Voltemos à quaresma. Esse período que hoje é de
quarenta dias, já foi de três, de trinta e por fim chegou a quarenta. Por que
chegou finalmente aos quarenta dias. O número quarenta tem uma presença muito
significativa na Bíblia. O dilúvio decorreu por quarenta dias e quarenta
noites; Moisés caminhou quarenta anos pelo deserto com o seu povo; Jesus se refugiou
no deserto por quarenta dias, e vários outros eventos ocorreram nesse período.
Por isso a Igreja Católica optou por este tempo.
A quaresma é um dos ritos que mais preocupam alguns
chefes de Terreiro, no tocante a como se comportar. Para entender o que seria a
quaresma para nós, devemos entender primeiro a chamada paixão de Cristo.
Enquanto para os católicos este período é de sofrimento para Jesus, culminando
em sua morte dolorosa, para nós, espiritualistas, ele é na verdade o auge do
desenvolvimento espiritual do homem Jesus. Assim, sua morte na cruz, já
planejada para esta sua última vida na carne, longe de ser motivo de tristeza,
é motivo de contentamento. Aquele Espírito atingiu o mais alto nível de
evolução possível para um ser humano. Aquele Espírito ficou face a face com a
inesgotável fonte de energia divina.
Assim, para nós, umbandistas, o significado da
quaresma não pode ser o mesmo, por dois motivos: o primeiro, é o fato de não
ser um ritual nosso; o segundo é pela forma como encaramos a crucificação de
Jesus. Os terreiros não só podem, como
devem abrir suas portas para fazer a caridade. Nada existe, do ponto de vista
espiritual que diferencie esse período do resto do ano.
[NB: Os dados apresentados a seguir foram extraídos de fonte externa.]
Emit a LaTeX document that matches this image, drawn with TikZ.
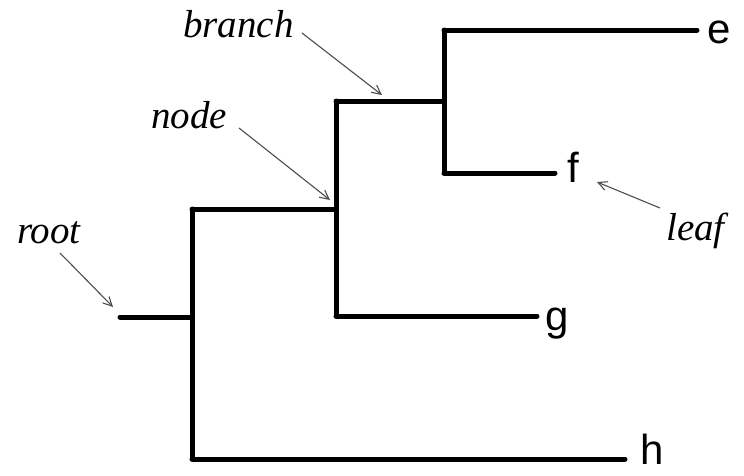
\documentclass[tikz,border=0pt]{standalone}
\usepackage{fontspec}
\setmainfont{Liberation Serif}
\newfontfamily\leaffont{Liberation Sans}
\usetikzlibrary{arrows.meta}
\begin{document}
\begin{tikzpicture}[x=1pt,y=-1pt,
  edge/.style={line width=5pt,line cap=round,line join=round,black},
  pointer/.style={line width=1.1pt,draw=black!70,-{Straight Barb[length=9pt,width=9pt]}},
  leaflabel/.style={anchor=base west,inner sep=0pt,font=\leaffont\fontsize{42}{42}\selectfont},
  termlabel/.style={anchor=base west,inner sep=0pt,font=\itshape\fontsize{39}{39}\selectfont}]
\useasboundingbox (0,0) rectangle (744,475);
% internal points
\coordinate (r0) at (120,317);
\coordinate (r) at (192,317);
\coordinate (n1) at (192,209);
\coordinate (n1b) at (192,459);
\coordinate (a) at (336,209);
\coordinate (a1) at (336,101);
\coordinate (a2) at (336,316);
\coordinate (b) at (444,101);
\coordinate (b1) at (444,30);
\coordinate (b2) at (444,173);
\coordinate (ee) at (697,30);
\coordinate (fe) at (555,173);
\coordinate (ge) at (537,316);
\coordinate (he) at (625,459);
% tree
\draw[edge] (r0) -- (r);
\draw[edge] (n1) -- (n1b);
\draw[edge] (n1) -- (a);
\draw[edge] (n1b) -- (he);
\draw[edge] (a1) -- (a2);
\draw[edge] (a2) -- (ge);
\draw[edge] (a1) -- (b);
\draw[edge] (b1) -- (b2);
\draw[edge] (b1) -- (ee);
\draw[edge] (b2) -- (fe);
% leaf labels
\node[leaflabel] (e) at (707,43) {e};
\node[leaflabel] (f) at (567,182) {f};
\node[leaflabel] (g) at (545,330) {g};
\node[leaflabel] (h) at (640,464) {h};
% term labels
\node[termlabel] (troot) at (17,243) {root};
\node[termlabel] (tbranch) at (183,37) {branch};
\node[termlabel] (tnode) at (151,128) {node};
\node[termlabel] (tleaf) at (666,240) {leaf};
% pointers
\coordinate (prs) at (60,253);   \coordinate (pre) at (113,307);
\coordinate (pbs) at (302,33);   \coordinate (pbe) at (382,95);
\coordinate (pns) at (239,128);  \coordinate (pne) at (330,200);
\coordinate (pls) at (660,208);  \coordinate (ple) at (597,182);
\draw[pointer] (prs) -- (pre);
\draw[pointer] (pbs) -- (pbe);
\draw[pointer] (pns) -- (pne);
\draw[pointer] (pls) -- (ple);
\end{tikzpicture}
\end{document}
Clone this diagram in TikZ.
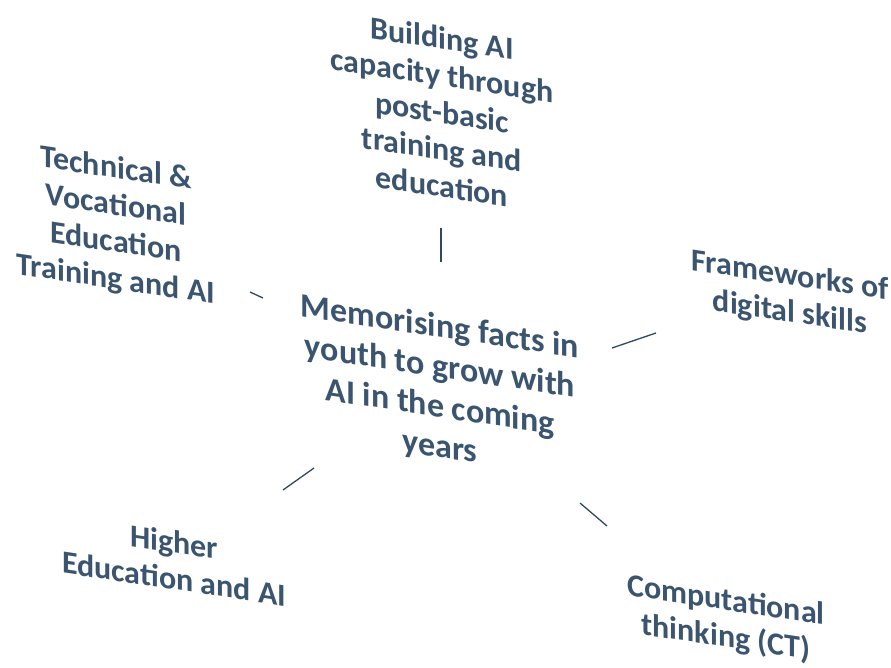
\documentclass[tikz,border=0pt]{standalone}
\usepackage{fontspec}
\setmainfont{Carlito}
\definecolor{txt}{HTML}{3B5570}
\begin{document}
\begin{tikzpicture}[x=1pt,y=-1pt,
  lbl/.style={text=txt, align=center, font=\fontsize{32}{37}\selectfont\bfseries, yslant=-0.15, inner sep=0pt},
  big/.style={lbl, font=\fontsize{34}{40}\selectfont\bfseries},
  conn/.style={draw=txt!85!black, line width=1.3pt}]
\useasboundingbox (0,0) rectangle (891,668);
\node[big] (c) at (440,388) {Memorising facts in\\youth to grow with\\AI in the coming\\years};
\node[lbl] (t) at (442,112) {Building AI\\capacity through\\post-basic\\training and\\education};
\node[lbl] (l) at (116,225) {Technical \&\\Vocational\\Education\\Training and AI};
\node[lbl] (r) at (790,295) {Frameworks of\\digital skills};
\node[lbl] (bl) at (174,560) {Higher\\Education and AI};
\node[lbl] (br) at (726,620) {Computational\\thinking (CT)};
\coordinate (t1) at (441,228); \coordinate (t2) at (441,262);
\coordinate (l1) at (250,292); \coordinate (l2) at (263,298);
\coordinate (r1) at (612,348); \coordinate (r2) at (656,333);
\coordinate (bl1) at (283,490); \coordinate (bl2) at (314,468);
\coordinate (br1) at (580,503); \coordinate (br2) at (607,526);
\draw[conn] (t1) -- (t2);
\draw[conn] (l1) -- (l2);
\draw[conn] (r1) -- (r2);
\draw[conn] (bl1) -- (bl2);
\draw[conn] (br1) -- (br2);
\end{tikzpicture}
\end{document}
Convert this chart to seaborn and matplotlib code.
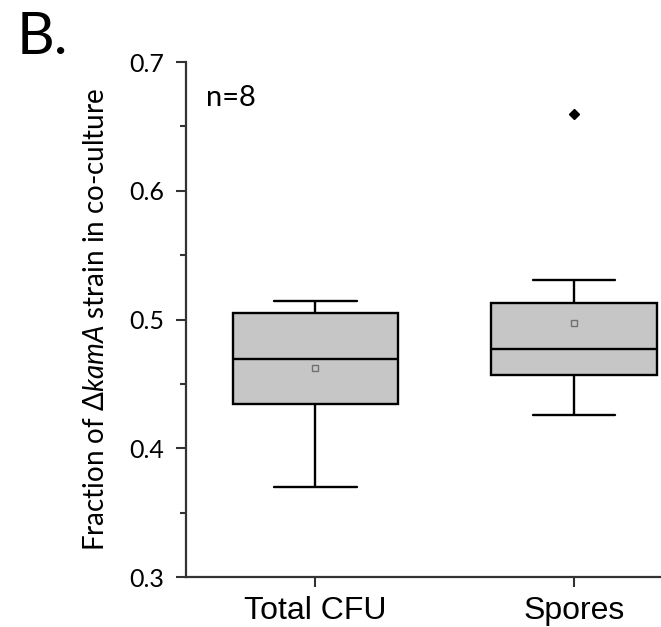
import numpy as np
import pandas as pd
import matplotlib
matplotlib.use("Agg")
import matplotlib.pyplot as plt
from matplotlib.ticker import MultipleLocator
import seaborn as sns

# values (n=8 per group)
groups = ["Total CFU", "Spores"]
total_cfu = [0.370, 0.422, 0.438, 0.462, 0.476, 0.503, 0.511, 0.514]
spores = [0.426, 0.433, 0.465, 0.470, 0.484, 0.507, 0.531, 0.660]

df = pd.DataFrame({
    "group": [groups[0]] * len(total_cfu) + [groups[1]] * len(spores),
    "value": total_cfu + spores,
})

sns.set_style("ticks")
plt.rcParams["font.family"] = ["Lato", "DejaVu Sans"]
plt.rcParams["text.color"] = "black"
plt.rcParams["axes.labelcolor"] = "black"
plt.rcParams["xtick.color"] = "black"
plt.rcParams["ytick.color"] = "black"
plt.rcParams["mathtext.fontset"] = "custom"
plt.rcParams["mathtext.rm"] = "Lato"
plt.rcParams["mathtext.it"] = "Lato:italic"

fig = plt.figure(figsize=(6.61, 6.27), dpi=100)
ax = fig.add_axes([0.2814, 0.0797, 0.7186, 0.8214])

sns.boxplot(
    x="group", y="value", data=df, order=groups, ax=ax,
    color="#c6c6c6", saturation=1, width=0.64,
    linecolor="black", linewidth=1.7,
    showmeans=True,
    meanprops=dict(marker="s", markerfacecolor="none",
                   markeredgecolor="#707070", markersize=5, markeredgewidth=1),
    flierprops=dict(marker="D", markerfacecolor="black",
                    markeredgecolor="black", markersize=5),
)

ax.set_ylim(0.3, 0.7)
ax.set_xlim(-0.5, 1.336)
ax.yaxis.set_major_locator(MultipleLocator(0.1))
ax.yaxis.set_minor_locator(MultipleLocator(0.05))
ax.tick_params(axis="both", which="major", direction="out", length=7,
               width=1.5, color="#333333", labelsize=18, pad=9)
ax.tick_params(axis="y", which="minor", direction="out", length=4,
               width=1.5, color="#333333")
for lab in ax.get_xticklabels():
    lab.set_family(["Liberation Sans", "DejaVu Sans"])
    lab.set_fontsize(23)
ax.tick_params(axis="x", pad=7)
for side in ["left", "bottom"]:
    ax.spines[side].set_linewidth(1.6)
    ax.spines[side].set_color("#333333")
sns.despine(ax=ax)

ax.set_xlabel("")
ax.set_ylabel(r"Fraction of $\Delta\mathit{kamA}$ strain in co-culture",
              fontsize=20, labelpad=14)

ax.text(0.042, 0.93, "n=8", transform=ax.transAxes, fontsize=21, va="center")
fig.text(0.025, 0.94, "B.", fontsize=42, va="center")

fig.savefig("out.png", dpi=100)
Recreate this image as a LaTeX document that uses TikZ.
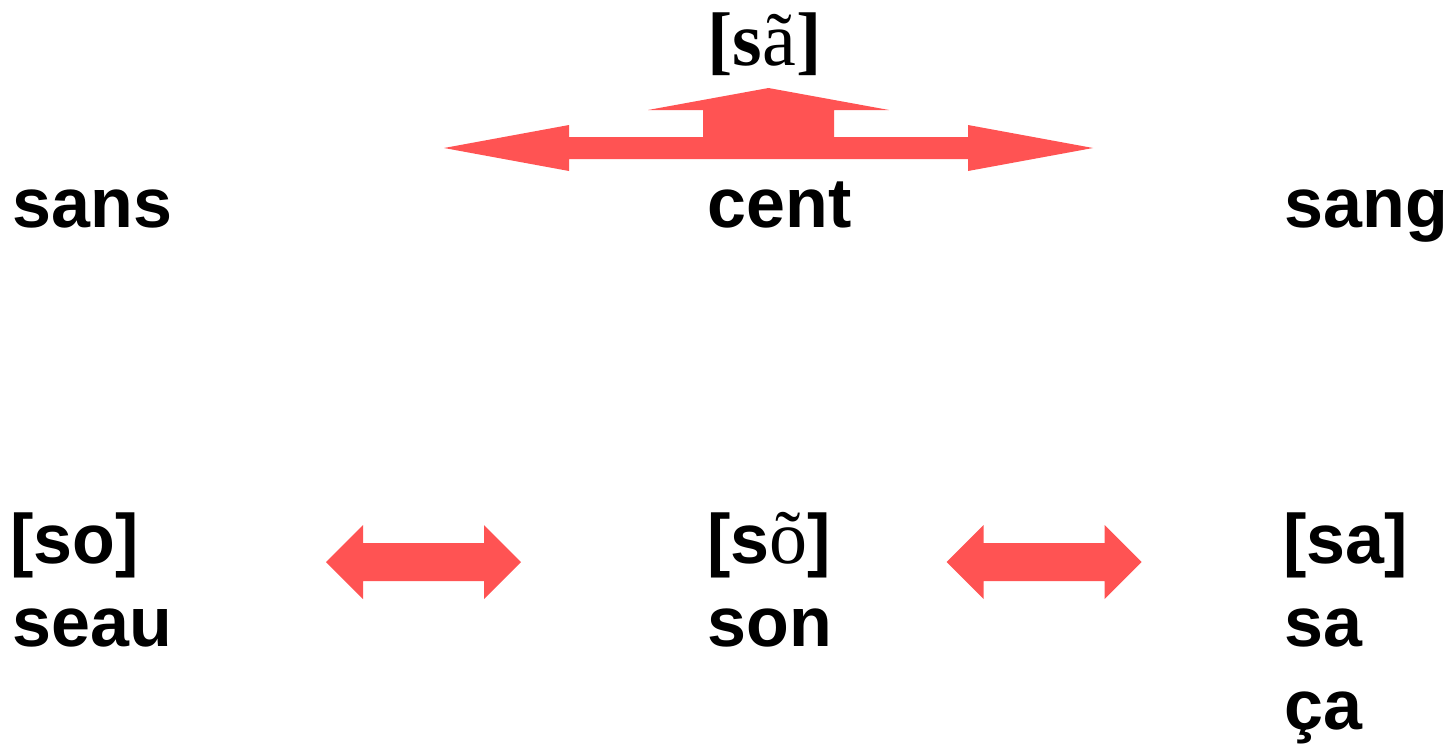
\documentclass[tikz,border=0pt]{standalone}
\usepackage{fontspec}
\setmainfont{Liberation Sans}
\newfontfamily\serifft{Liberation Serif}
\definecolor{arrowred}{RGB}{255,83,83}
\begin{document}
\begin{tikzpicture}[x=0.5pt,y=-0.5pt,
  word/.style={anchor=base west,inner sep=0pt,font=\fontsize{35}{42}\selectfont\bfseries},
  blockarrow/.style={fill=arrowred,draw=none}]
\useasboundingbox (0,0) rectangle (1449,744);
% top block arrow
\fill[blockarrow] (444,148) -- (569,125) -- (569,137) -- (703,137) -- (703,110) -- (648,110)
  -- (768.5,88) -- (889,110) -- (834,110) -- (834,137) -- (968,137) -- (968,125) -- (1093,148)
  -- (968,171) -- (968,159) -- (569,159) -- (569,171) -- cycle;
% small block arrows
\fill[blockarrow] (326,562) -- (363,525) -- (363,543) -- (484,543) -- (484,525) -- (521,562)
  -- (484,599) -- (484,581) -- (363,581) -- (363,599) -- cycle;
\fill[blockarrow] (946.5,562) -- (983.5,525) -- (983.5,543) -- (1104.5,543) -- (1104.5,525) -- (1141.5,562)
  -- (1104.5,599) -- (1104.5,581) -- (983.5,581) -- (983.5,599) -- cycle;
% texts
\node[word,font=\fontsize{38}{42}\selectfont\serifft] (sa1) at (707,65) {\textbf{[s}ã\textbf{]}};
\node[word] (sans) at (12,227) {sans};
\node[word] (cent) at (707,227) {cent};
\node[word] (sang) at (1284,227) {sang};
\node[word] (so) at (10,563) {[so]};
\node[word] (seau) at (12,646) {seau};
\node[word] (son1) at (707,563) {[s{\serifft\mdseries\fontsize{38}{42}\selectfont õ}]};
\node[word] (son) at (707,646) {son};
\node[word] (sa2) at (1283,563) {[sa]};
\node[word] (sa) at (1284,646) {sa};
\node[word] (ca) at (1284,729) {ça};
\end{tikzpicture}
\end{document}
Mais ainda, se as vibrações de dor, pena e culpa que
tomam conta de uma parcela da população facilitarem a presença de espíritos de
baixa estatura espiritual, que seja, nossas entidades estão ali para trabalhar
e ajudar não só nossos fiéis e filhos umbandistas, como também para aproveitar
a oportunidade para resgatar alguns desses espírito e conduzi-los para a luz.